With just hours to go, it appears as though there will be no budget deal, and if lawmakers fail to approve some form of compromise, they will then need two-thirds approval, rather than a simple majority, on any legislation passed after the end of session.
“Today we’ve seen a complete dereliction of duty by the majority in the General Assembly,” Rauner said during a press conference Wednesday. “Once again, a tragic failure to serve the people of Illinois.”
Even before the midnight deadline, the Illinois House already preemptively approved meetings in continuous session, planning to return to Springfield on Wednesdays throughout June, with the next goal (barring any last minute Wednesday agreement) as June 30.
By then, schools, particularly Chicago Public Schools, will be even more anxious to see what state funding for the fall may look like.
While the final day has seen no protests, activists came to Springfield Tuesday to express their disdain over the state’s nearly two-yearlong budget impasse, storming the Capitol in a spectacle that ended in multiple arrests.
After about a dozen protesters were removed from the House gallery for disrupting session in the afternoon, dozens gathered in front of Gov. Bruce Rauner’s office late into the night, refusing to leave until state police arrived.
"What do we want? Universal mental healthcare," they chanted. "When do we want it? Now."
Many of those participating represented social service agencies that have not been paid during the impasse, with some taking part in a March to Springfield to send a message.
"People are angry because they’re hurting,” said Kristi Sanford, of activist group The People’s Lobby. “So we have people who’ve marched 15 days and 200 miles from Chicago to Springfield because they’ve lost loved ones without health care, or they can’t get the mental health care they need, or their schools are underfunded or their MAP grants have been taken away.”

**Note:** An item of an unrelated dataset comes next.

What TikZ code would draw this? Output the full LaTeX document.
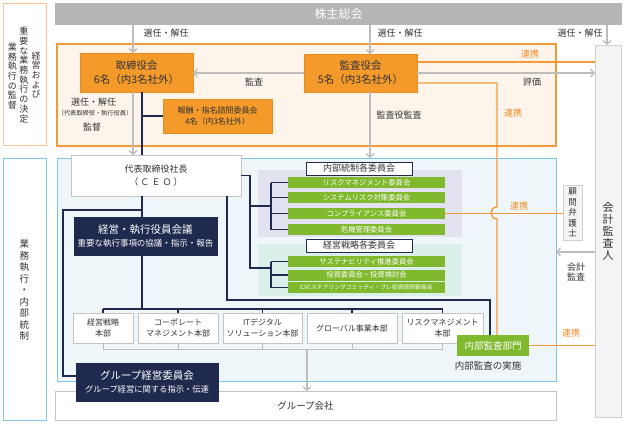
\documentclass[tikz,border=0pt]{standalone}
\usepackage{fontspec}
\setmainfont{Noto Sans CJK JP}
\usetikzlibrary{arrows.meta}
\definecolor{ora}{HTML}{F39A2B}
\definecolor{oradark}{HTML}{E58C1F}
\definecolor{oraline}{HTML}{F39A38}
\definecolor{oratxt}{HTML}{F08A24}
\definecolor{orafill}{HTML}{FDF4EC}
\definecolor{oraleft}{HTML}{F7C596}
\definecolor{gbar}{HTML}{B5B5B5}
\definecolor{navy}{HTML}{1F2A4E}
\definecolor{grn}{HTML}{80B92D}
\definecolor{bluel}{HTML}{7DC6E8}
\definecolor{blueleft}{HTML}{7DC6E8}
\definecolor{bluefill}{HTML}{EEF6F9}
\definecolor{lav}{HTML}{E2E2F0}
\definecolor{tealc}{HTML}{DBEFEB}
\definecolor{txt}{HTML}{333333}
\definecolor{gline}{HTML}{BDBDBD}
\definecolor{gbord}{HTML}{C4C4C4}
\definecolor{kbord}{HTML}{D0D0D0}
\definecolor{kfill}{HTML}{F4F4F4}
\tikzset{
  every node/.style={inner sep=0pt, outer sep=0pt, text=txt},
  fs/.style 2 args={font=\fontsize{#1}{#2}\selectfont},
  obox/.style={draw=oradark, fill=ora, line width=0.6pt, align=center},
  wbox/.style={draw=gbord, fill=white, line width=0.8pt, align=center},
  nbox/.style={draw=navy, fill=navy, text=white, align=center},
  gbox/.style={fill=grn, text=white, align=center},
  hbox/.style={draw=navy, fill=white, line width=0.9pt, align=center},
  lbl/.style={fs={9}{11}, align=center},
  olbl/.style={lbl, text=oratxt},
  garrow/.style={draw=gline, line width=1.4pt, -{Straight Barb[length=3.5pt,width=8pt]}},
  nline/.style={draw=navy, line width=1.2pt},
  oline/.style={draw=oraline, line width=1.4pt},
  gl/.style={draw=gline, line width=1pt},
}
\begin{document}
\begin{tikzpicture}[x=1pt,y=-1pt]
\useasboundingbox (0,0) rectangle (624,424);
\fill[white] (0,0) rectangle (624,424);

% left side labels
\node[draw=oraleft, line width=1pt, fill=white, minimum width=43pt, minimum height=142pt] (lt) at (24.5,74) {};
\node[fs={9}{9.7}, align=center] (lt1) at (36,75) {経\\営\\お\\よ\\び};
\node[fs={9}{9.7}, align=center] (lt2) at (24,75) {重\\要\\な\\業\\務\\執\\行\\の\\決\\定};
\node[fs={9}{9.7}, align=center] (lt3) at (12.5,76) {業\\務\\執\\行\\の\\監\\督};
\node[draw=blueleft, line width=1pt, fill=white, minimum width=43pt, minimum height=262pt] (lb) at (24.5,289) {};
\node[fs={9.5}{11.5}, align=center] (lb1) at (24.5,290) {業\\務\\執\\行\\・\\内\\部\\統\\制};

% shareholders bar
\node[fill=gbar, minimum width=567pt, minimum height=22pt, text=white, fs={12}{14}] (kabu) at (338.5,14) {株主総会};

% regions
\node[draw=oraline, fill=orafill, line width=1.2pt, minimum width=499pt, minimum height=102pt] (oreg) at (306.5,95) {};
\node[draw=bluel, fill=bluefill, line width=1pt, minimum width=499pt, minimum height=223pt] (breg) at (306.5,269.5) {};
\node[wbox, minimum width=501pt, minimum height=29pt, fs={9.5}{11}] (gsha) at (305.5,405.5) {グループ会社};

% accounting auditor
\node[draw=kbord, fill=kfill, line width=0.8pt, minimum width=26pt, minimum height=372pt, fs={11}{12}, align=center] (kaikei) at (608,231) {会\\計\\監\\査\\人};

% boards
\node[obox, minimum width=113pt, minimum height=39pt, fs={10.5}{14}] (tori) at (136.5,72.5) {取締役会\\6名（内3名社外）};
\node[obox, minimum width=113pt, minimum height=38pt, fs={10.5}{14}] (kansa) at (360.5,73) {監査役会\\5名（内3名社外）};
\node[obox, minimum width=109pt, minimum height=34pt, fs={8}{11}] (hoshu) at (217.5,116) {報酬・指名諮問委員会\\4名（内3名社外）};

% CEO and meeting
\node[wbox, minimum width=170pt, minimum height=41pt, fs={9}{12.5}] (ceo) at (156,175.5) {代表取締役社長\\（ Ｃ Ｅ Ｏ ）};
\node[nbox, minimum width=143pt, minimum height=38pt, fs={8.5}{12.5}] (keiei) at (145.5,236) {{\fontsize{10.5}{12.5}\selectfont 経営・執行役員会議}\\重要な執行事項の協議・指示・報告};

% committee panels
\node[fill=lav, minimum width=204pt, minimum height=67pt] (pnl1) at (360,203.5) {};
\node[fill=tealc, minimum width=204pt, minimum height=52pt] (pnl2) at (360,270) {};
\node[hbox, minimum width=106pt, minimum height=13pt, fs={9}{10}] (hd1) at (359,168.5) {内部統制各委員会};
\node[hbox, minimum width=106pt, minimum height=13pt, fs={9}{10}] (hd2) at (359,245.5) {経営戦略各委員会};
\node[gbox, minimum width=157pt, minimum height=11pt, fs={7.3}{8}] (g1) at (366.5,182.5) {リスクマネジメント委員会};
\node[gbox, minimum width=157pt, minimum height=11pt, fs={7.3}{8}] (g2) at (366.5,197.5) {システムリスク対策委員会};
\node[gbox, minimum width=157pt, minimum height=11pt, fs={7.3}{8}] (g3) at (366.5,213.5) {コンプライアンス委員会};
\node[gbox, minimum width=157pt, minimum height=11pt, fs={7.3}{8}] (g4) at (366.5,229.5) {危機管理委員会};
\node[gbox, minimum width=157pt, minimum height=11pt, fs={7.3}{8}] (h1) at (366.5,261.5) {サステナビリティ推進委員会};
\node[gbox, minimum width=157pt, minimum height=11pt, fs={7.3}{8}] (h2) at (366.5,275) {投資委員会・投資検討会};
\node[gbox, minimum width=157pt, minimum height=11pt, fs={5.8}{7}] (h3) at (366.5,287.5) {CVCステアリングコミッティ・プレ投資諮問委員会};

% divisions
\node[wbox, minimum width=60pt, minimum height=30pt, fs={8}{11}] (d1) at (103,328) {経営戦略\\本部};
\node[wbox, minimum width=80pt, minimum height=30pt, fs={8}{11}] (d2) at (178,328) {コーポレート\\マネジメント本部};
\node[wbox, minimum width=79pt, minimum height=30pt, fs={8}{11}] (d3) at (262.5,328) {ITデジタル\\ソリューション本部};
\node[wbox, minimum width=90pt, minimum height=30pt, fs={8}{11}] (d4) at (352,328) {グローバル事業本部};
\node[wbox, minimum width=81pt, minimum height=30pt, fs={8}{11}] (d5) at (442.5,328) {リスクマネジメント\\本部};

% internal audit
\node[gbox, minimum width=72pt, minimum height=21pt, fs={9.5}{11}] (naibu) at (493,345.5) {内部監査部門};
\node[lbl, fs={9.5}{11}] (naibuL) at (488,366) {内部監査の実施};

% group committee
\node[nbox, minimum width=142pt, minimum height=38pt, fs={8.3}{12.5}] (gkei) at (147,382) {{\fontsize{10.5}{12.5}\selectfont グループ経営委員会}\\グループ経営に関する指示・伝達};

% legal advisor
\node[draw=kbord, fill=kfill, line width=0.8pt, minimum width=19pt, minimum height=55pt, fs={8.5}{10.5}, align=center] (komon) at (572.5,212.5) {顧\\問\\弁\\護\\士};

% helper coordinates
\coordinate (xA) at (133,0);
\coordinate (xN) at (142,0);
\coordinate (xK) at (370,0);
\coordinate (xR) at (607,0);
\coordinate (xO) at (497,0);
\coordinate (xL) at (63,0);
\coordinate (xC) at (227,0);
\coordinate (xI) at (490,0);
\coordinate (xB) at (250,0);
\coordinate (xT) at (271,0);
\coordinate (xG) at (307,0);
\coordinate (yM) at (0,73);
\coordinate (yO1) at (0,62);
\coordinate (yO2) at (0,83);
\coordinate (yJ) at (0,210);
\coordinate (yGK) at (0,376);
\coordinate (yD) at (0,309);
\coordinate (yG) at (0,349);
\coordinate (yP) at (0,300);
\coordinate (yC1) at (0,206);
\coordinate (yC2) at (0,268);
\coordinate (yK) at (0,252);
\coordinate (hopA) at (497,207);
\coordinate (hopB) at (497,219);

% gray arrows
\draw[garrow] (kabu.south -| xA) -- (tori.north -| xA);
\draw[garrow] (kabu.south -| xK) -- (kansa.north -| xK);
\draw[garrow] (kabu.south -| xR) -- (kaikei.north -| xR);
\draw[garrow] (kansa.west |- yM) -- (tori.east |- yM);
\draw[garrow] (kansa.east |- yM) -- (kaikei.west |- yM);
\draw[garrow] (kansa.south -| xK) -- (breg.north -| xK);
\draw[garrow] (tori.south -| xA) -- (ceo.north -| xA);
\draw[garrow] (kaikei.west |- yK) -- (breg.east |- yK);

% orange links
\draw[oline] (kansa.east |- yO1) -- (kaikei.west |- yO1);
\draw[oline] (kansa.east |- yO2) -- (xO |- yO2) -- (hopA) .. controls (489,207) and (489,219) .. (hopB) -- (naibu.north -| xO);
\draw[oline] (g3.east) -- (komon.west |- g3.east);
\draw[oline] (naibu.east) -- (kaikei.west |- naibu.east);

% navy lines
\draw[nline] (tori.south -| xN) -- (ceo.north -| xN);
\draw[nline] (hoshu.west -| xN) -- (hoshu.west);
\draw[nline] (ceo.south -| xN) -- (keiei.north -| xN);
\draw[nline] (xN |- yJ) -- (xL |- yJ) -- (xL |- yGK) -- (gkei.west |- yGK);
\draw[nline] (keiei.south -| xN) -- (xN |- yD);
\draw[nline] (d1.north |- yD) -- (d5.north |- yD);
\foreach \d in {d1,d2,d3,d4,d5} { \draw[nline] (\d.north |- yD) -- (\d.north); }
\draw[nline] (ceo.south -| xC) -- (xC |- yP) -- (xI |- yP) -- (naibu.north -| xI);
\draw[nline] (ceo.east) -- (xB |- ceo.east) -- (xB |- yC2) -- (xT |- yC2);
\draw[nline] (xB |- yC1) -- (xT |- yC1);
\draw[nline] (xT |- g1.west) -- (xT |- g4.west);
\draw[nline] (xT |- h1.west) -- (xT |- h3.west);
\foreach \g in {g1,g2,g3,g4,h1,h2,h3} { \draw[nline] (xT |- \g.west) -- (\g.west); }

% gray lines to group companies
\foreach \d in {d1,d2,d3,d4,d5} { \draw[gl] (\d.south) -- (\d.south |- yG); }
\draw[gl] (d1.south |- yG) -- (d5.south |- yG);
\draw[garrow] (xG |- yG) -- (gsha.north -| xG);

% labels
\node[lbl] (s1) at (166,33) {選任・解任};
\node[lbl] (s2) at (400,33) {選任・解任};
\node[lbl] (s3) at (580,33) {選任・解任};
\node[lbl] (s4) at (93.5,102) {選任・解任};
\node[fs={6.2}{7}] (s5) at (95,113) {（代表取締役・執行役員）};
\node[lbl] (s6) at (92,127) {監督};
\node[lbl] (l1) at (254,82) {監査};
\node[lbl] (l2) at (532,82) {評価};
\node[lbl] (l3) at (399,115) {監査役監査};
\node[lbl, fs={9}{10.5}] (l4) at (576,272) {会計\\監査};
\node[olbl] (o1) at (530,54) {連携};
\node[olbl] (o2) at (513,113) {連携};
\node[olbl] (o3) at (519,206) {連携};
\node[olbl] (o4) at (571,333) {連携};
\end{tikzpicture}
\end{document}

State Capitol police issued three warnings to the protesters, who zip tied themselves together in front of Rauner’s office, and just after 10:30 p.m., those refusing to move were arrested and removed.
Thirty-four people were taken into custody, held for about an hour and then released, authorities said, adding that they will be charged with criminal trespassing.
While a budget deal remains elusive, lawmakers continued to pass other legislation Wednesday, with several lobbyists – including one of Chicago Mayor Rahm Emanuel’s closest aides, Michael Sacks – monitoring the action from both chambers.
Two people that remained out of sight on session’s final day? Rauner and Illinois House Speaker Michael Madigan, both figures central to the stalemate.